_Dataset content_
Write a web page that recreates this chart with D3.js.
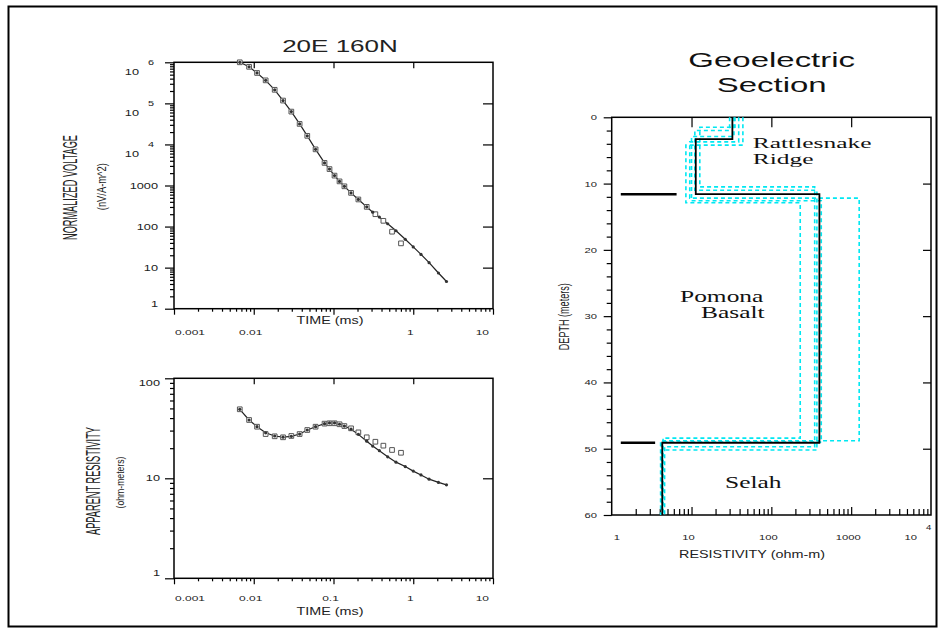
<!DOCTYPE html>
<html>
<head>
<meta charset="utf-8">
<script src="https://cdn.jsdelivr.net/npm/d3@7"></script>
<style>
  body { margin: 0; background: #fff; }
  svg { display: block; }
</style>
</head>
<body>
<div id="chart"></div>
<script>
// TEM sounding 20E 160N -- times in ms
const obsTime = [0.00668, 0.00874, 0.0110, 0.0141, 0.0183, 0.0233, 0.0296, 0.0376, 0.0469, 0.0596, 0.0772,
                 0.0891, 0.103, 0.119, 0.137, 0.166, 0.205, 0.261, 0.335, 0.422, 0.542, 0.702];
const obsVoltage = [1000000, 776000, 550000, 363000, 214000, 117000, 63000, 31600, 16200, 7590, 3550,
                    2510, 1740, 1260, 955, 661, 457, 302, 200, 138, 75, 39];
const obsRho = [49, 38.3, 32.8, 27.7, 26.3, 25.7, 26.5, 27.7, 30.4, 32.8, 35.2,
                35.5, 35.5, 34.7, 33.3, 31.6, 28.8, 25.7, 23.2, 21.2, 19.2, 18.0];

const calcTime = [0.00668, 0.00874, 0.0110, 0.0141, 0.0183, 0.0233, 0.0296, 0.0376, 0.0469, 0.0596, 0.0772,
                  0.0891, 0.103, 0.119, 0.137, 0.166, 0.205, 0.261, 0.31, 0.376, 0.478, 0.608, 0.794,
                  1.0, 1.25, 1.58, 2.07, 2.61];
const calcVoltage = [1000000, 776000, 550000, 363000, 214000, 117000, 63000, 31600, 16200, 7590, 3550,
                     2510, 1740, 1260, 955, 661, 457, 302, 224, 170, 117, 79, 49,
                     32, 21, 13.2, 7.4, 4.6];
const calcRho = [49, 38.3, 32.8, 28.5, 26.5, 25.8, 26.3, 27.7, 30.4, 32.8, 35.2,
                 35.8, 35.8, 34.7, 33.3, 31, 27.5, 23.5, 21, 18.9, 16.4, 14.5, 13.1,
                 11.8, 10.8, 9.8, 9.1, 8.6];

// layered model: resistivity (ohm-m) and depth to bottom of each layer (m)
const modelRho = [32.5, 11.3, 400, 4.3];
const modelDepth = [3.3, 11.6, 49.1];
// equivalent models (cyan dashed)
const equivRho = [[44, 8.5, 230, 4.4], [39, 9.5, 1260, 4.1], [35, 12.7, 349, 4.6], [30, 11, 372, 4.3], [34, 10, 422, 4.2]];
const equivDepth = [[4.2, 12.9, 48.4], [3.7, 12.2, 48.8], [1.5, 10.5, 49.7], [2.0, 11.0, 50.2], [2.9, 12.6, 49.0]];
// boundary markers at left of section
const boundaryDepth = [11.6, 49.1];
const boundaryRhoFrom = [1.3, 1.3];
const boundaryRhoTo = [6.5, 3.5];

const timeTicks = [0.001, 0.01, 0.1, 1, 10];
const timeTickLabels = ["0.001", "0.01", "0.1", "1", "10"];
const voltTicks = [1, 10, 100, 1000, 1e4, 1e5, 1e6];
const voltTickLabels = ["1", "10", "100", "1000", "10^4", "10^5", "10^6"];
const rhoTicks = [1, 10, 100];
const rhoTickLabels = ["1", "10", "100"];
const depthTicks = [0, 10, 20, 30, 40, 50, 60];
const depthMinorTicks = [2, 4, 6, 8, 12, 14, 16, 18, 22, 24, 26, 28, 32, 34, 36, 38, 42, 44, 46, 48, 52, 54, 56, 58];
const resTicks = [1, 10, 100, 1000, 1e4];
const resTickLabels = ["1", "10", "100", "1000", "10^4"];

const SANS = "'Liberation Sans', Arial, sans-serif";
const SERIF = "'Liberation Serif', 'Times New Roman', serif";
const CYAN = "#00e8f2";

const svg = d3.select("#chart").append("svg")
    .attr("width", 945)
    .attr("height", 630)
    .style("background", "#fff");

// outer frame
svg.append("rect")
    .attr("x", 8.5).attr("y", 6.5)
    .attr("width", 928).attr("height", 620)
    .attr("fill", "none")
    .attr("stroke", "#000")
    .attr("stroke-width", 2);

// the original is stretched sideways, so text gets a horizontal scale
function txt(x, y, s, size, anchor, sx, family, color) {
    return svg.append("text")
        .attr("transform", `translate(${x},${y}) scale(${sx},1)`)
        .attr("text-anchor", anchor)
        .style("font-family", family || SANS)
        .style("font-size", size + "px")
        .attr("fill", color || "#222")
        .text(s);
}

function vtxt(cx, cy, s, size, len) {
    return svg.append("text")
        .attr("transform", `translate(${cx},${cy}) rotate(-90)`)
        .attr("text-anchor", "middle")
        .attr("dy", "0.35em")
        .attr("textLength", len)
        .attr("lengthAdjust", "spacingAndGlyphs")
        .style("font-family", SANS)
        .style("font-size", size + "px")
        .attr("fill", "#222")
        .text(s);
}

function powLabel(xEnd, y, s, size, sx, expDx, expDy) {
    const [base, exp] = s.split("^");
    txt(xEnd, y, base, size, "end", sx);
    txt(xEnd + expDx, y + expDy, exp, size * 0.85, "start", sx);
}

function minorOf(scale) {
    return scale.ticks().filter(v => {
        const l = Math.log10(v);
        return Math.abs(Math.round(l) - l) > 1e-6;
    });
}

function clean(g) {
    g.select(".domain").remove();
    g.selectAll("line").attr("stroke", "#000").attr("stroke-width", 1.2);
}

function ticks(axisFn, scale, values, size, tx, ty) {
    svg.append("g")
        .attr("transform", `translate(${tx},${ty})`)
        .call(axisFn(scale).tickValues(values).tickSize(size).tickSizeOuter(0).tickFormat(""))
        .call(clean);
}

function frame(x, y) {
    const [x0, x1] = x.range(), [y0, y1] = y.range();
    svg.append("rect")
        .attr("x", x0).attr("y", Math.min(y0, y1))
        .attr("width", x1 - x0).attr("height", Math.abs(y0 - y1))
        .attr("fill", "none")
        .attr("stroke", "#000")
        .attr("stroke-width", 1.5);
}

// ---------- left panels (time decay + apparent resistivity) ----------
const xTop = d3.scaleLog().domain([0.001, 10]).range([174, 493]);
const yVolt = d3.scaleLog().domain([1, 1e6]).range([308.7, 62.3]);
const xBot = d3.scaleLog().domain([0.001, 10]).range([174, 493]);
const yRho = d3.scaleLog().domain([1, 100]).range([578.3, 378.3]);

function decayPanel(x, y, yMajor) {
    const [x0, x1] = x.range(), [yb, yt] = y.range();
    ticks(d3.axisBottom, x, minorOf(x), 3, 0, yb);
    ticks(d3.axisBottom, x, timeTicks, 6, 0, yb);
    ticks(d3.axisBottom, x, timeTicks.slice(1, -1), 6, 0, yt);
    ticks(d3.axisLeft, y, minorOf(y), 4, x0, 0);
    ticks(d3.axisLeft, y, yMajor, 9, x0, 0);
    ticks(d3.axisLeft, y, yMajor.slice(1, -1), 10, x1, 0);
    frame(x, y);
}

decayPanel(xTop, yVolt, voltTicks);
decayPanel(xBot, yRho, rhoTicks);

function drawSeries(x, y, tArr, vArr, calcT, calcV) {
    const line = d3.line().x(d => x(d[0])).y(d => y(d[1]));
    const calc = calcT.map((t, i) => [t, calcV[i]]);
    const obs = tArr.map((t, i) => [t, vArr[i]]);
    svg.append("path")
        .datum(calc)
        .attr("d", line)
        .attr("fill", "none")
        .attr("stroke", "#222")
        .attr("stroke-width", 1.2);
    svg.append("g").selectAll("path")
        .data(obs)
        .join("path")
        .attr("transform", d => `translate(${x(d[0])},${y(d[1])})`)
        .attr("d", d3.symbol(d3.symbolSquare, 22))
        .attr("fill", "#fff")
        .attr("stroke", "#555")
        .attr("stroke-width", 1);
    svg.append("g").selectAll("circle")
        .data(calc)
        .join("circle")
        .attr("cx", d => x(d[0]))
        .attr("cy", d => y(d[1]))
        .attr("r", 1.6)
        .attr("fill", "#333");
}

drawSeries(xTop, yVolt, obsTime, obsVoltage, calcTime, calcVoltage);
drawSeries(xBot, yRho, obsTime, obsRho, calcTime, calcRho);

// tick labels, left panels
voltTicks.forEach((v, i) => {
    const s = voltTickLabels[i];
    if (s.includes("^")) {
        powLabel(139, yVolt(v) + 13, s, 8.5, 1.5, 9, -10);
    } else {
        const yy = Math.min(yVolt(v), yVolt.range()[0] - 5);
        txt(158, yy + 3, s, 8.5, "end", 1.5);
    }
});
rhoTicks.forEach((v, i) => {
    const yy = Math.max(Math.min(yRho(v), yRho.range()[0] - 5), yRho.range()[1] + 5);
    txt(160, yy + 3, rhoTickLabels[i], 8.5, "end", 1.5);
});

function timeLabels(x, yy, skip) {
    timeTicks.forEach((v, i) => {
        if (skip && skip.includes(i)) return;
        const last = timeTicks.length - 1;
        const anchor = i === 0 ? "start" : (i === last ? "end" : "middle");
        const xx = i === 0 ? x(v) + 1 : (i === last ? x(v) - 4 : x(v) - 3);
        txt(xx, yy, timeTickLabels[i], 8, anchor, 1.5);
    });
}
timeLabels(xTop, 335, [2]);
timeLabels(xBot, 601);

txt(330, 324, "TIME (ms)", 10.5, "middle", 1.37);
txt(330, 615, "TIME (ms)", 10.5, "middle", 1.37);

vtxt(69.5, 187.5, "NORMALIZED VOLTAGE", 20, 105);
vtxt(101.7, 186.7, "(nV/A-m^2)", 13, 47);
vtxt(92.5, 481, "APPARENT RESISTIVITY", 20, 108);
vtxt(120, 482.5, "(ohm-meters)", 11, 52);

txt(340, 52, "20E 160N", 17, "middle", 1.53);

// ---------- geoelectric section ----------
const xRes = d3.scaleLog().domain([1, 1e4]).range([611.7, 931]);
const yDep = d3.scaleLinear().domain([0, 60]).range([117.3, 515]);

ticks(d3.axisLeft, yDep, depthMinorTicks, 5, 611.7, 0);
ticks(d3.axisLeft, yDep, depthTicks, 8, 611.7, 0);
ticks(d3.axisLeft, yDep, depthTicks.slice(1, -1), 8, 931, 0);
ticks(d3.axisBottom, xRes, resTicks.slice(1, -1), 10, 0, 117.3);
ticks(d3.axisTop, xRes, minorOf(xRes), 6, 0, 515);
ticks(d3.axisTop, xRes, resTicks.slice(1, -1), 8, 0, 515);
frame(xRes, yDep);

function stepModel(rho, depth) {
    const pts = [[rho[0], 0]];
    depth.forEach((d, i) => {
        pts.push([rho[i], d]);
        pts.push([rho[i + 1], d]);
    });
    pts.push([rho[rho.length - 1], 60]);
    return pts;
}
const modelLine = d3.line().x(d => xRes(d[0])).y(d => yDep(d[1]));

svg.append("g").selectAll("path")
    .data(equivRho.map((r, i) => stepModel(r, equivDepth[i])))
    .join("path")
    .attr("d", modelLine)
    .attr("fill", "none")
    .attr("stroke", CYAN)
    .attr("stroke-width", 1.6)
    .attr("stroke-dasharray", "4,3");

svg.append("path")
    .datum(stepModel(modelRho, modelDepth))
    .attr("d", modelLine)
    .attr("fill", "none")
    .attr("stroke", "#000")
    .attr("stroke-width", 1.8);

svg.append("g").selectAll("line")
    .data(boundaryDepth)
    .join("line")
    .attr("x1", (d, i) => xRes(boundaryRhoFrom[i]))
    .attr("x2", (d, i) => xRes(boundaryRhoTo[i]))
    .attr("y1", d => yDep(d))
    .attr("y2", d => yDep(d))
    .attr("stroke", "#000")
    .attr("stroke-width", 2.5);

depthTicks.forEach(v => txt(597, yDep(v) + 3, String(v), 8, "end", 1.4));
resTicks.forEach((v, i) => {
    const s = resTickLabels[i];
    if (s.includes("^")) {
        powLabel(917, 540, s, 8, 1.4, 9, -10);
    } else if (i === 0) {
        txt(xRes(v) + 2, 540, s, 8, "start", 1.4);
    } else {
        txt(xRes(v) - 3, 540, s, 8, "middle", 1.4);
    }
});

txt(752, 558, "RESISTIVITY (ohm-m)", 10, "middle", 1.44);
vtxt(564, 316.7, "DEPTH (meters)", 15, 67);

txt(771.7, 66.7, "Geoelectric", 21, "middle", 1.57, SANS, "#111");
txt(771.7, 91.7, "Section", 21, "middle", 1.57, SANS, "#111");

txt(752.7, 148, "Rattlesnake", 14, "start", 1.82, SERIF, "#111");
txt(752.7, 163.7, "Ridge", 14, "start", 1.82, SERIF, "#111");
txt(680, 301.7, "Pomona", 16, "start", 1.59, SERIF, "#111");
txt(701, 318.3, "Basalt", 16, "start", 1.59, SERIF, "#111");
txt(725, 487.7, "Selah", 16, "start", 1.59, SERIF, "#111");
</script>
</body>
</html>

_Aim_
Write out an exact copy of the listing, first line through the line containing "21.2, 19.2, 18.0];", with the pictures left out.

_Finished exercise_
Write a web page that recreates this chart with D3.js.
<!DOCTYPE html>
<html>
<head>
<meta charset="utf-8">
<script src="https://cdn.jsdelivr.net/npm/d3@7"></script>
<style>
  body { margin: 0; background: #fff; }
  svg { display: block; }
</style>
</head>
<body>
<div id="chart"></div>
<script>
// TEM sounding 20E 160N -- times in ms
const obsTime = [0.00668, 0.00874, 0.0110, 0.0141, 0.0183, 0.0233, 0.0296, 0.0376, 0.0469, 0.0596, 0.0772,
                 0.0891, 0.103, 0.119, 0.137, 0.166, 0.205, 0.261, 0.335, 0.422, 0.542, 0.702];
const obsVoltage = [1000000, 776000, 550000, 363000, 214000, 117000, 63000, 31600, 16200, 7590, 3550,
                    2510, 1740, 1260, 955, 661, 457, 302, 200, 138, 75, 39];
const obsRho = [49, 38.3, 32.8, 27.7, 26.3, 25.7, 26.5, 27.7, 30.4, 32.8, 35.2,
                35.5, 35.5, 34.7, 33.3, 31.6, 28.8, 25.7, 23.2, 21.2, 19.2, 18.0];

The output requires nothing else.